Hi, I’m George Gerbo, and welcome to Washington Times Weekly, where we get to sit down with our reporters and talk about their coverage of the latest news and events.
Joining me this time is Washington Times legal affairs reporter, Alex Swoyer.
[GERBO] A whole bunch is going on in and around the Supreme Court. We’ll start with a recent decision to reject a challenge by the Republican National Committee to Pennsylvania and how they allow voters to file provisional ballots on Election Day, even if those voters have already sent in mail-in ballots. What’s the rationale behind that case?
[SWOYER] We don’t really know why the court didn’t want to hear it. The RNC had challenged Pennsylvania. A lower court, the Pennsylvania Supreme Court, actually held that voters who had some sort of issue with their mail-in ballot — whether it was lacking a signature, a date, something like that — could go to their polling place and cast a provisional ballot. And that was said to be lawful. The RNC was saying, no, that’s not what the state law says, trying to keep those provisional ballots from being cast in addition to the mail-in. So the Pennsylvania Supreme Court ruled that the provisional ballots are okay, and the RNC took it to the Supreme Court, but they decided not to take it.
[GERBO] Moving on to a case in Florida, it involves something the court has taken up in the past in terms of prayer and specifically praying in and around high school football games. We’ve had a ruling a few years ago on the court in terms of prayer at the 50-yard line of a football game. In this case from Florida, a Christian school wanted to pray over its public address system before a game with another Christian school. And they’re now coming to the court to have them grant that hopefully in their favor.

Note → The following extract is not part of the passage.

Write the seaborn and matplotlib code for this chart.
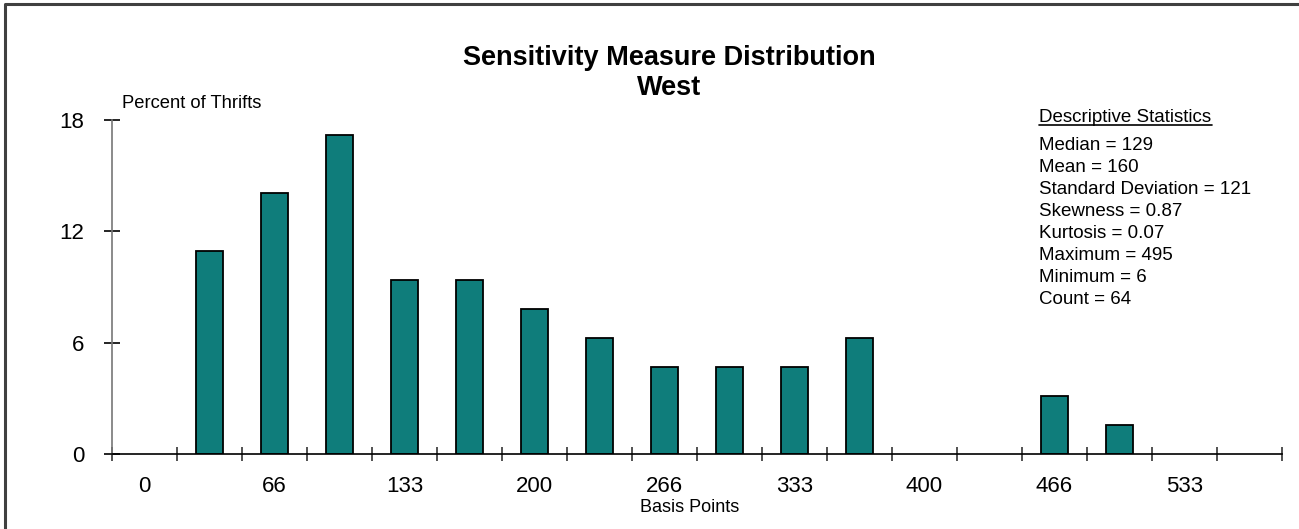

[SWOYER] It was a Christian school, I guess the championships, the playoffs with another Christian school, they had planned to pray over the loudspeaker ahead of the pregame. It was a routine that they did. From the filing, it actually says they were able to do so years prior. So it was odd to them that the state athletic organization didn’t permit it that time. So they have taken this all the way to the Supreme Court.